ADVERTISEMENT

Companies Choose Buyback Over Dividend Payout To Reward Investors

Are buybacks the new way to reward shareholders?

Men look up at an electronic ticker board that indicates stock figures at the Bombay Stock Exchange (BSE) in Mumbai. Photographer: Dhiraj Singh/Bloomberg.
Men look up at an electronic ticker board that indicates stock figures at the Bombay Stock Exchange (BSE) in Mumbai. Photographer: Dhiraj Singh/Bloomberg.
Companies Choose Buyback Over Dividend Payout To Reward Investors

Indian companies have bought back shares worth Rs 28,290 crore till January-end - an all-time high within one financial year. This amount is more than twice the previous record of Rs 13,765 crore in financial year 2011-12.

So far financial year 2016-17 has seen 36 buybacks, second only to financial year 2008-09 which witnessed 46 buyback offers.

Four out of the five largest buyback offers this year have been made by public sector companies.
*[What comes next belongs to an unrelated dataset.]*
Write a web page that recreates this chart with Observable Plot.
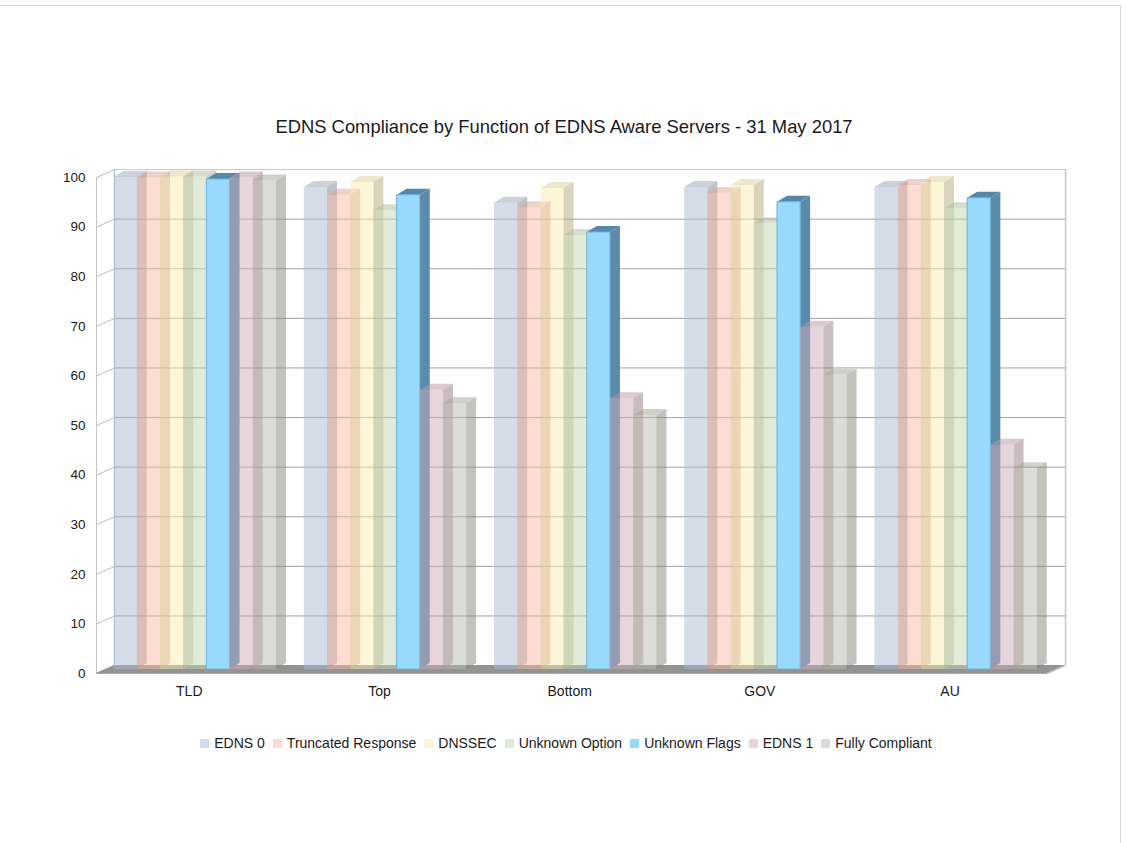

NMDC Ltd. has so far bought back over Rs 7,500-crore in shares, followed by Coal India Ltd. that has spent Rs 3,650 crore buying back shares.

The country’s largest outsourcer - Tata Consultancy Services Ltd.’s Rs 16,000-crore buyback, if it gets shareholders’ approval, will be the largest in India. According to independent advisory firm IIAS, companies prefer returning money to shareholders via a buyback over dividend, as buybacks are more tax friendly.